VW Scandal Highlights Need For More Technology, Not Less

Stan Ward

Stan Ward

October 5, 2015

Volkswagen apparently engaged in a colossal case of corporate greed in an effort to extract a scant couple of hundred euros more profit per vehicle. Tinkering with emission controls will end up costing the auto firm billions of dollars and years of hard-earned goodwill. Some pundits will argue that abuse of technology is at the heart of the issue. Others have a different take, opining that not only is technology not at fault, but that even more technology is needed, and should be encouraged!

According to the , we are only in the middle of the automobile’s evolution from a bumpy-riding buggy to a futuristic vehicle. But this is a perilous time, as onboard computer systems are currently vulnerable to hacking, largely because they are secret and cannot be independently inspected. This factor was a major reason for VW’s duplicitous behaviour being allowed flourished for so long. To preclude such chicanery, the industry needs more technology, not a return to the dumbed-down vehicle of the past. As Stefan Heck, the founder of new automotive technology start-up company Nauto, observes,

“What happened at Volkswagen ha d to do with embedded software that’s buried deep in the car, and only the supplier knows what’s in it — and it’s a black box for everybody else.

It was, in fact, smarter technology applied by the International Council on Clean Transportation, in conjunction with scholars from West Virginia University, that discerned VW cars were being alerted to Environmental Protection Agency emissions protocols, and thereby reverting into a low-emissions mode from its noxious high-performance mode used on the open road. The devices  used were “portable emissions measurement systems” (PEM) mounted on trail vehicles, that detected emissions alarmingly 15-35 times greater than acceptable levels.

Only technological advances would allow for the miniaturisation such devices, so that they could fit into the trunk of a car. Someday soon they may be economical enough to be standard equipment on cars, but only if the evolution of technology is allowed to develop, and to make the technology cheaper, as the cost of the UVW experiment using just three vehicles cost $70,000.

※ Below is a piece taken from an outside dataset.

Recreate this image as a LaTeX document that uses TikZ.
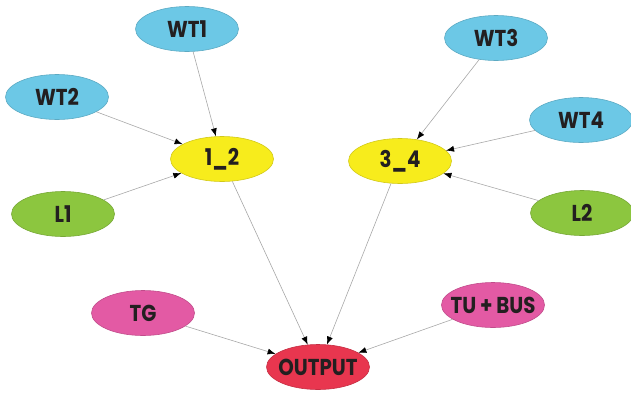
\documentclass[tikz,border=0pt]{standalone}
\usepackage{fontspec}
\newfontfamily\nodefont{Poppins}[FakeStretch=0.86]
\usetikzlibrary{shapes.geometric,arrows.meta}
\definecolor{cblue}{HTML}{6CC8E6}
\definecolor{cyellow}{HTML}{F7EC1C}
\definecolor{cgreen}{HTML}{8CC63F}
\definecolor{cpink}{HTML}{E35AA4}
\definecolor{cred}{HTML}{E8364F}
\definecolor{ctext}{HTML}{231F20}
\definecolor{cedge}{HTML}{A8A8A8}
\begin{document}
\begin{tikzpicture}[x=1pt,y=-1pt,
  blob/.style={ellipse, minimum width=103pt, minimum height=45pt, inner xsep=-6pt, inner ysep=0pt,
    font=\nodefont\fontsize{23}{23}\selectfont\bfseries, text=ctext, line width=0.6pt},
  bluen/.style={blob, fill=cblue, draw=cblue!85!black},
  yelln/.style={blob, fill=cyellow, draw=cyellow!85!black},
  greenn/.style={blob, fill=cgreen, draw=cgreen!85!black},
  pinkn/.style={blob, fill=cpink, draw=cpink!85!black},
  redn/.style={blob, fill=cred, draw=cred!85!black},
  link/.style={draw=cedge, line width=0.6pt, -{Latex[length=8pt,width=6pt,color=black]}}]
\useasboundingbox (0,0) rectangle (631,394);
\node[bluen] (wt1) at (187,29) {WT1};
\node[bluen] (wt2) at (57,97) {WT2};
\node[yelln] (n12) at (222,159) {1\_2};
\node[greenn] (l1) at (63,214) {L1};
\node[bluen] (wt3) at (496,38) {WT3};
\node[bluen] (wt4) at (581,120) {WT4};
\node[yelln] (n34) at (400,161) {3\_4};
\node[greenn] (l2) at (582,213) {L2};
\node[pinkn] (tg) at (143,313) {TG};
\node[pinkn] (tubus) at (493,305) {TU\,+\,BUS};
\node[redn] (out) at (318,367) {OUTPUT};
\draw[link] (wt1) -- (n12);
\draw[link] (wt2) -- (n12);
\draw[link] (l1) -- (n12);
\draw[link] (wt3) -- (n34);
\draw[link] (wt4) -- (n34);
\draw[link] (l2) -- (n34);
\draw[link] (n12) -- (out);
\draw[link] (n34) -- (out);
\draw[link] (tg) -- (out);
\draw[link] (tubus) -- (out);
\end{tikzpicture}
\end{document}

But other cheaper, more ubiquitous devices may emerge first, such as in-the-road sensors. Data flowing in from other sources could help uncover different kinds of automotive gaming. The I.C.C.T. recently collected fuel-consumption data on more than 600,000 European cars from nearly a dozen sources (for instance, a German leasing company that automatically monitors its fleet’s mileage, and a Dutch fuel-loyalty card that tracks how much gas people buy).

What is worrisome is that the trend since 2001 has been for cars to emit more, not less, dangerous emissions, mainly because manufacturers prepared cars for testing that were unrepresentative of real-world conditions in a bid to increase performance and boost profits.

Tesla, the electric car pioneer, is one company bucking the trend by utilizing “telematics” features similar to ones used by Apple and Google to track smartphone performance in the field. The goal is for intelligent-car systems, and an on-road network of sensors, that are constantly analysing data to get an accurate appraisal of what’s happening.

So, out of the muck and mire of the VW fiasco new technologies will be born. so that technology will not just attend to driver’s comforts and conveniences – such as in-dash navigation and hands-off driving, but solutions to improve the environment in which we live.